━━ MATERIAL TO PROCESS ━━

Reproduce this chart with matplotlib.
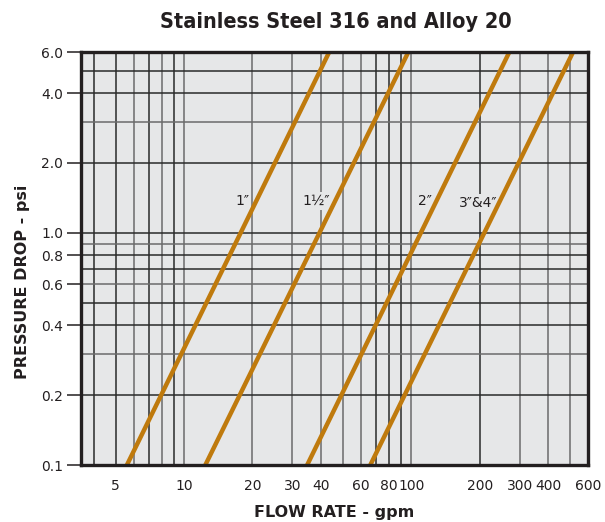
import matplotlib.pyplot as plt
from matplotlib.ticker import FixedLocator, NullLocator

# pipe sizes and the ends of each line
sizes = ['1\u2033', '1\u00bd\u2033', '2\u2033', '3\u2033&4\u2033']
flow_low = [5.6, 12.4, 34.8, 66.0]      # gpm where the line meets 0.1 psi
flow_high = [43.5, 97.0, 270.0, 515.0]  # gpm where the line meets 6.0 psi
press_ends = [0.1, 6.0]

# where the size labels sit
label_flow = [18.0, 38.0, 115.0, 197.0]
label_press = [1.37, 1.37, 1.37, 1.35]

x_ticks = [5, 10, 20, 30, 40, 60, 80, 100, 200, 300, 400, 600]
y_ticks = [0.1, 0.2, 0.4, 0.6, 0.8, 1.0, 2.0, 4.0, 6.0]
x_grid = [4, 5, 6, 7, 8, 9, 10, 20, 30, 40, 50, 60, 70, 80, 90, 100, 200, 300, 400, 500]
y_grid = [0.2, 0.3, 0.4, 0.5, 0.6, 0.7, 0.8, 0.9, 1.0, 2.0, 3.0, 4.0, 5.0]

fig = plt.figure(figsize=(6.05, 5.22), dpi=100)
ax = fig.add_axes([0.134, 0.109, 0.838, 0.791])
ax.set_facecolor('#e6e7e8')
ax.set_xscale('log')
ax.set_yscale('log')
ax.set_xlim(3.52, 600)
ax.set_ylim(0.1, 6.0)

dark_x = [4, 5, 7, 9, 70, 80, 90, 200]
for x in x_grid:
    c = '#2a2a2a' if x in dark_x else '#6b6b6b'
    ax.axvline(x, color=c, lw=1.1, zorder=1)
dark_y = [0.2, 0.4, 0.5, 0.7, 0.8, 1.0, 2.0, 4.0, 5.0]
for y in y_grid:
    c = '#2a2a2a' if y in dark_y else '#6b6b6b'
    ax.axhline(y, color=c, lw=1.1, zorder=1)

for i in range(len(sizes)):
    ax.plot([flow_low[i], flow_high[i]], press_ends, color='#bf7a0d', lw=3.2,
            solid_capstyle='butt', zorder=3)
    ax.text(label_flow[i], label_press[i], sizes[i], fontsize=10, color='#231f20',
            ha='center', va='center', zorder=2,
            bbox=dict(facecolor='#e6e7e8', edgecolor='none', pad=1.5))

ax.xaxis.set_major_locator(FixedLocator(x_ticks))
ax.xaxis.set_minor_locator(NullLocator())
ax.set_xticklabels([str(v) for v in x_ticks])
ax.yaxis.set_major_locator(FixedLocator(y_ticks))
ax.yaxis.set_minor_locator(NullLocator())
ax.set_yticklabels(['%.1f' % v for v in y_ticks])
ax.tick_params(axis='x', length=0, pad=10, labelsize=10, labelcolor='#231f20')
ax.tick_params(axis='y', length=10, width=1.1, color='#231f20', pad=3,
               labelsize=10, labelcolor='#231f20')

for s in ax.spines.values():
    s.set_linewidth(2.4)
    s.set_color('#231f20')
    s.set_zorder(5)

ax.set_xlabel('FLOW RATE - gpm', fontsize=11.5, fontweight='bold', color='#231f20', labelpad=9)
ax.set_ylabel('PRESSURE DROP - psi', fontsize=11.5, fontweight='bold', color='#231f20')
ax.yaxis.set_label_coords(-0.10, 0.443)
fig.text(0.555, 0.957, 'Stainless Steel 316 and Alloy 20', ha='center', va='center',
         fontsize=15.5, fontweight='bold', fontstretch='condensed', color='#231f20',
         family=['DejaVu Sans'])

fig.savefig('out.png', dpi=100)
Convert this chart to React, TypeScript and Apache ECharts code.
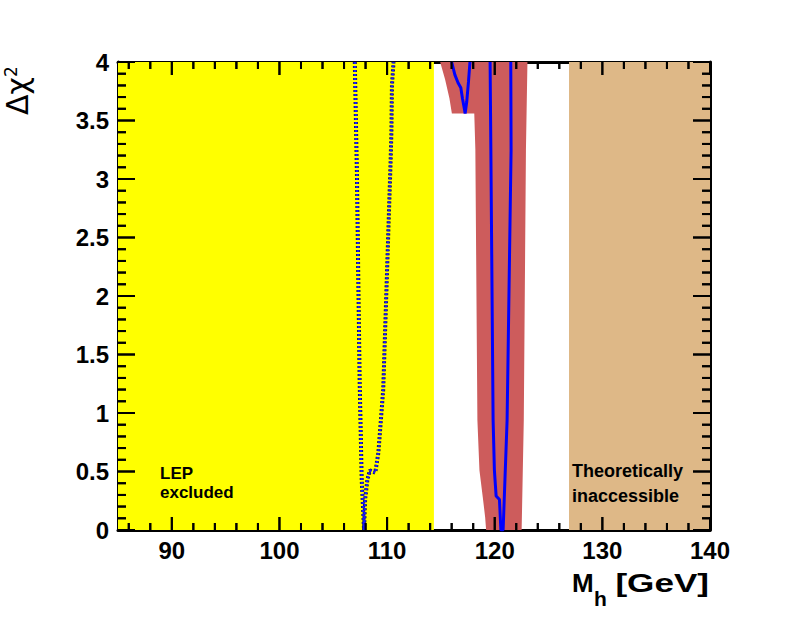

━━━

#### PROMPT:
The lines from the start of the data through the line that contains "press_ends = [0.1, 6.0]" are to be returned exactly, please, with both ends included and every picture left out.

#### RESULT FOR THIS EXERCISE:
Reproduce this chart with matplotlib.
import matplotlib.pyplot as plt
from matplotlib.ticker import FixedLocator, NullLocator

# pipe sizes and the ends of each line
sizes = ['1\u2033', '1\u00bd\u2033', '2\u2033', '3\u2033&4\u2033']
flow_low = [5.6, 12.4, 34.8, 66.0]      # gpm where the line meets 0.1 psi
flow_high = [43.5, 97.0, 270.0, 515.0]  # gpm where the line meets 6.0 psi
press_ends = [0.1, 6.0]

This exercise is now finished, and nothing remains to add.